Stated problem
Pictures aside, quote the whole listing exactly.

Data block

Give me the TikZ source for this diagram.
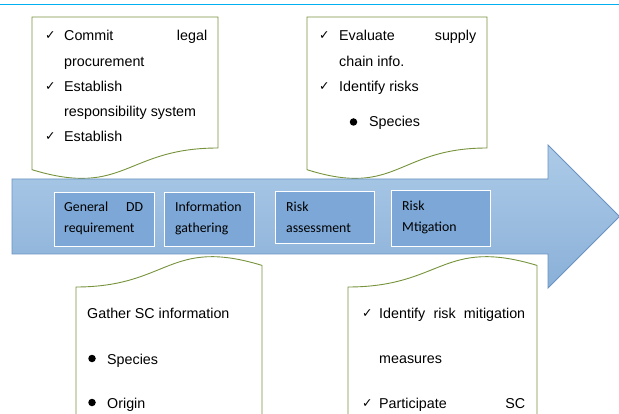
\documentclass[tikz,border=0pt]{standalone}
\usepackage{fontspec}
\setmainfont{Liberation Sans}
\newfontfamily\boxfont{Carlito}
\newfontfamily\symfont{DejaVu Sans}
\definecolor{docgreen}{HTML}{77933C}
\definecolor{topline}{HTML}{00B0F0}
\definecolor{arrowtop}{HTML}{ADCBE8}
\definecolor{arrowbot}{HTML}{8AB0D8}
\definecolor{arrowedge}{HTML}{6A93C2}
\definecolor{stepfill}{HTML}{7CA7D6}
\begin{document}
\begin{tikzpicture}[x=1pt,y=-1pt,
  doc/.style={draw=docgreen, line width=0.9pt, fill=white},
  txt/.style={anchor=base west, inner sep=0pt, font=\fontsize{14.3}{17}\selectfont},
  boxtxt/.style={anchor=base west, inner sep=0pt, font=\boxfont\fontsize{13.8}{16}\selectfont},
  chk/.style={anchor=base west, inner sep=0pt, font=\symfont\fontsize{12.5}{14}\selectfont},
  dot/.style={circle, fill=black, inner sep=0pt, minimum size=7.5pt},
  stepbox/.style={draw=white, line width=0.9pt, fill=stepfill}]
\useasboundingbox (0,0) rectangle (619,414);
\fill[white] (0,0) rectangle (619,414);
% top rule
\draw[topline, line width=1pt] (0,4.5) -- (619,4.5);
% top documents
\draw[doc] (32,17) -- (218,17) -- (218,148) .. controls (125,148) and (125,198) .. (32,169.7) -- cycle;
\draw[doc] (307,17) -- (487,17) -- (487,148) .. controls (397,148) and (397,198) .. (307,169.7) -- cycle;
% bottom documents
\draw[doc] (76,420) -- (76,287) .. controls (169,287) and (169,237) .. (262,265.4) -- (262,420);
\draw[doc] (348,420) -- (348,287) .. controls (442.5,287) and (442.5,237) .. (537,265.4) -- (537,420);
% main arrow
\draw[draw=arrowedge, line width=0.9pt, top color=arrowtop, bottom color=arrowbot]
  (12,179) -- (548,179) -- (548,145) -- (619.5,216.5) -- (548,288) -- (548,254) -- (12,254) -- cycle;
% step boxes
\draw[stepbox] (54,192) rectangle (154,246);
\draw[stepbox] (164,192) rectangle (254,246);
\draw[stepbox] (275,191) rectangle (374,243);
\draw[stepbox] (391,190) rectangle (490,246);
\node[boxtxt] (s1a) at (64,212) {\hbox to 79pt{General\hfill DD}};
\node[boxtxt] (s1b) at (64,233) {requirement};
\node[boxtxt] (s2a) at (175,212) {Information};
\node[boxtxt] (s2b) at (175,233) {gathering};
\node[boxtxt] (s3a) at (286,212) {Risk};
\node[boxtxt] (s3b) at (286,233) {assessment};
\node[boxtxt] (s4a) at (402,211) {Risk};
\node[boxtxt] (s4b) at (402,232) {Mtigation};
% top-left doc text
\node[chk] (c1) at (45,40) {✓};
\node[txt] (t1a) at (64,41) {\hbox to 143pt{Commit\hfill legal}};
\node[txt] (t1b) at (64,67) {procurement};
\node[chk] (c2) at (45,91) {✓};
\node[txt] (t1c) at (64,92) {Establish};
\node[txt] (t1d) at (64,117) {responsibility system};
\node[chk] (c3) at (45,141) {✓};
\node[txt] (t1e) at (64,142) {Establish};
% top-right doc text
\node[chk] (c4) at (319,40) {✓};
\node[txt] (t2a) at (339,41) {\hbox to 137pt{Evaluate\hfill supply}};
\node[txt] (t2b) at (339,67) {chain info.};
\node[chk] (c5) at (319,91) {✓};
\node[txt] (t2c) at (339,92) {Identify risks};
\node[dot] (d1) at (353.5,122) {};
\node[txt] (t2d) at (369,127) {Species};
% bottom-left doc text
\node[txt] (t3a) at (87,319) {Gather SC information};
\node[dot] (d2) at (92,358.5) {};
\node[txt] (t3b) at (107,364) {Species};
\node[dot] (d3) at (92,402.5) {};
\node[txt] (t3c) at (107,408) {Origin};
% bottom-right doc text
\node[chk] (c6) at (362,318) {✓};
\node[txt] (t4a) at (379,319) {\hbox to 146pt{Identify\hfill risk\hfill mitigation}};
\node[txt] (t4b) at (379,363) {measures};
\node[chk] (c7) at (362,407) {✓};
\node[txt] (t4c) at (379,408) {\hbox to 146pt{Participate\hfill SC}};
\end{tikzpicture}
\end{document}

Exercise solution
Give me the TikZ source for this diagram.
\documentclass[tikz,border=0pt]{standalone}
\usepackage{fontspec}
\setmainfont{Liberation Sans}
\newfontfamily\boxfont{Carlito}
\newfontfamily\symfont{DejaVu Sans}
\definecolor{docgreen}{HTML}{77933C}
\definecolor{topline}{HTML}{00B0F0}
\definecolor{arrowtop}{HTML}{ADCBE8}
\definecolor{arrowbot}{HTML}{8AB0D8}
\definecolor{arrowedge}{HTML}{6A93C2}
\definecolor{stepfill}{HTML}{7CA7D6}
\begin{document}
\begin{tikzpicture}[x=1pt,y=-1pt,
  doc/.style={draw=docgreen, line width=0.9pt, fill=white},
  txt/.style={anchor=base west, inner sep=0pt, font=\fontsize{14.3}{17}\selectfont},
  boxtxt/.style={anchor=base west, inner sep=0pt, font=\boxfont\fontsize{13.8}{16}\selectfont},
  chk/.style={anchor=base west, inner sep=0pt, font=\symfont\fontsize{12.5}{14}\selectfont},
  dot/.style={circle, fill=black, inner sep=0pt, minimum size=7.5pt},
  stepbox/.style={draw=white, line width=0.9pt, fill=stepfill}]
\useasboundingbox (0,0) rectangle (619,414);
\fill[white] (0,0) rectangle (619,414);
% top rule
\draw[topline, line width=1pt] (0,4.5) -- (619,4.5);
% top documents
\draw[doc] (32,17) -- (218,17) -- (218,148) .. controls (125,148) and (125,198) .. (32,169.7) -- cycle;
\draw[doc] (307,17) -- (487,17) -- (487,148) .. controls (397,148) and (397,198) .. (307,169.7) -- cycle;
% bottom documents
\draw[doc] (76,420) -- (76,287) .. controls (169,287) and (169,237) .. (262,265.4) -- (262,420);
\draw[doc] (348,420) -- (348,287) .. controls (442.5,287) and (442.5,237) .. (537,265.4) -- (537,420);
% main arrow
\draw[draw=arrowedge, line width=0.9pt, top color=arrowtop, bottom color=arrowbot]
  (12,179) -- (548,179) -- (548,145) -- (619.5,216.5) -- (548,288) -- (548,254) -- (12,254) -- cycle;
% step boxes
\draw[stepbox] (54,192) rectangle (154,246);
\draw[stepbox] (164,192) rectangle (254,246);
\draw[stepbox] (275,191) rectangle (374,243);
\draw[stepbox] (391,190) rectangle (490,246);
\node[boxtxt] (s1a) at (64,212) {\hbox to 79pt{General\hfill DD}};
\node[boxtxt] (s1b) at (64,233) {requirement};
\node[boxtxt] (s2a) at (175,212) {Information};
\node[boxtxt] (s2b) at (175,233) {gathering};
\node[boxtxt] (s3a) at (286,212) {Risk};
\node[boxtxt] (s3b) at (286,233) {assessment};
\node[boxtxt] (s4a) at (402,211) {Risk};
\node[boxtxt] (s4b) at (402,232) {Mtigation};
% top-left doc text
\node[chk] (c1) at (45,40) {✓};
\node[txt] (t1a) at (64,41) {\hbox to 143pt{Commit\hfill legal}};
\node[txt] (t1b) at (64,67) {procurement};
\node[chk] (c2) at (45,91) {✓};
\node[txt] (t1c) at (64,92) {Establish};
\node[txt] (t1d) at (64,117) {responsibility system};
\node[chk] (c3) at (45,141) {✓};
\node[txt] (t1e) at (64,142) {Establish};
% top-right doc text
\node[chk] (c4) at (319,40) {✓};
\node[txt] (t2a) at (339,41) {\hbox to 137pt{Evaluate\hfill supply}};
\node[txt] (t2b) at (339,67) {chain info.};
\node[chk] (c5) at (319,91) {✓};
\node[txt] (t2c) at (339,92) {Identify risks};
\node[dot] (d1) at (353.5,122) {};
\node[txt] (t2d) at (369,127) {Species};
% bottom-left doc text
\node[txt] (t3a) at (87,319) {Gather SC information};
\node[dot] (d2) at (92,358.5) {};
\node[txt] (t3b) at (107,364) {Species};
\node[dot] (d3) at (92,402.5) {};
\node[txt] (t3c) at (107,408) {Origin};
% bottom-right doc text
\node[chk] (c6) at (362,318) {✓};
\node[txt] (t4a) at (379,319) {\hbox to 146pt{Identify\hfill risk\hfill mitigation}};
\node[txt] (t4b) at (379,363) {measures};
\node[chk] (c7) at (362,407) {✓};
\node[txt] (t4c) at (379,408) {\hbox to 146pt{Participate\hfill SC}};
\end{tikzpicture}
\end{document}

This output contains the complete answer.